Gen. Suleimani’s track record is long and unsavory.

He is credited by US officials with running the smuggling routes for the deadly Explosively Formed Projectiles, the extra-powerful roadside bombs, used by Shiite insurgents to kill American troops.

The US Treasury Department bars Americans from doing business with him. He rated a mention in UN Security Council resolution of March 2007, which ordered Iran to halt its uranium enrichment program and his financial assets were ordered frozen by UN member-states.

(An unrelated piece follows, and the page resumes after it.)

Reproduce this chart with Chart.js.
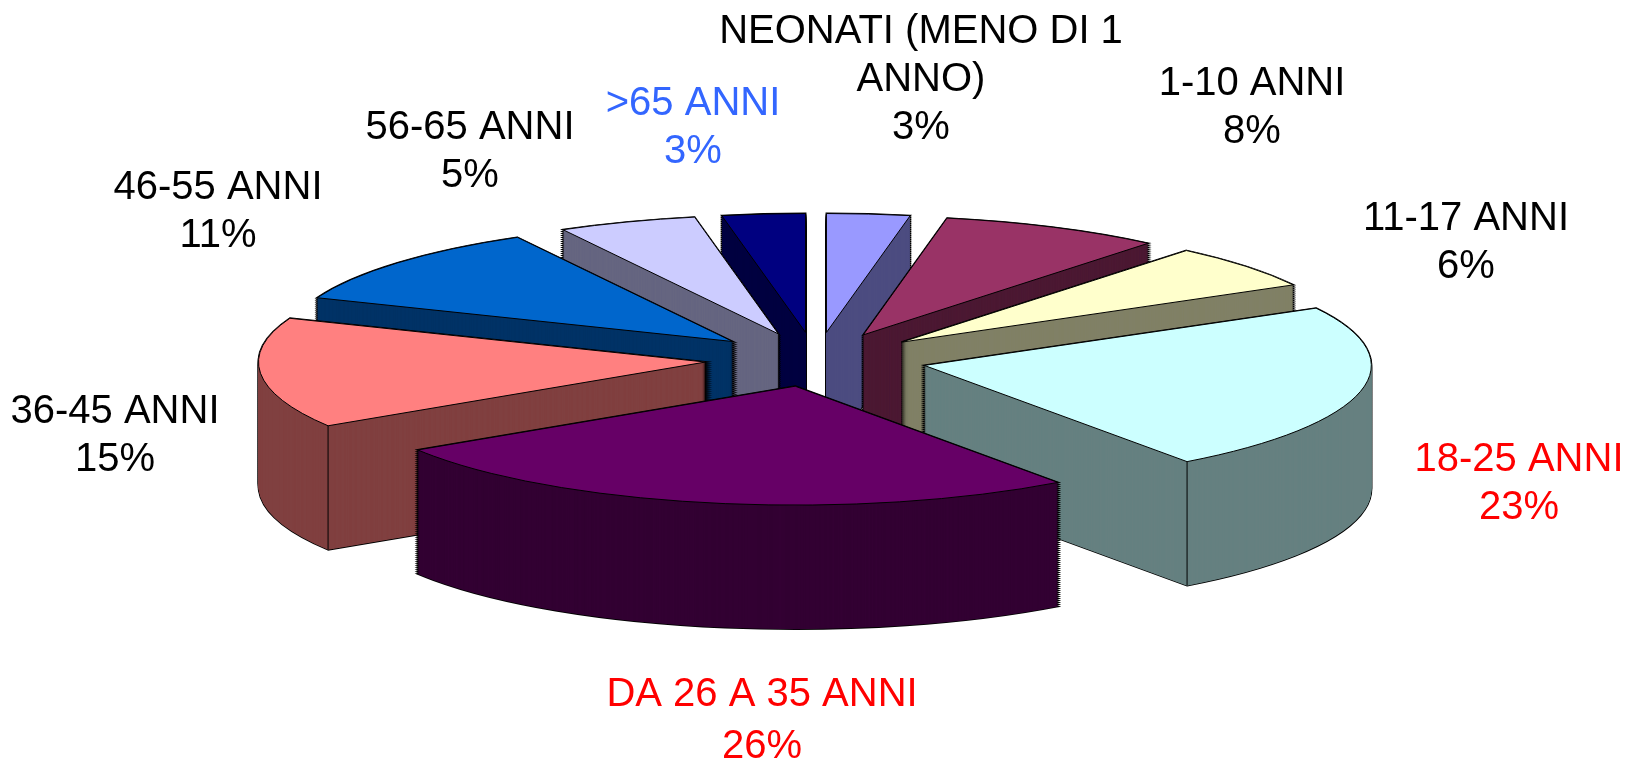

Tehran is setting up Maliki’s state visit to Damascus


DEBKA-Net-Weekly’s Iranian sources describe the Islamic Republic as exploiting the Basra outbreak for three objectives:

1. To loosen the fringe militias’ and criminal gangs’ control of southern Iraq’s oil fields and export installations. Targeted in particular was the Iraqi Fadhila Party’s armed wing headed by Sheikh Yakobi, which has a special relationship with the oil companies based in the Basra region and the local security forces guarding port installations.

Fadhila’s leader Mohammed al-Waeli is governor of Basra.

2. To develop the Iraqi government’s expeditionary force to Basra into the largest armed force in Iraq’s third biggest town.

This force accounts for a quarter of all Iraqi armed forces. Tehran means to keep it pinned down in the South and unavailable to the Americans for engagements in other parts of the country.

Maliki's total dependence on Iranian support and supplies will be exploited to make him toe Tehran’s line. Iranian officials in Baghdad and Damascus are working hard to organize a state visit by the Iraqi prime minister to Syria as guest of president Bashar Assad.

This visit would dramatize Iraq’s affinity to the Iranian-Syrian-Hizballah axis and enhance its standing in the Arab world.

Iran has gained popularity among the Shiites of southern Iraq as the power which averted a bloody fraternal Shiite conflict.

This week, two high-ranking Iraqi Shiite delegations paid urgent trips to Washington to caution the administration that America’s new direction in the South would inevitably land the entire country in Iranian hands.

They were not received by senior US officials and they left after meeting juniors with the sense that their warning had fallen on deaf ears.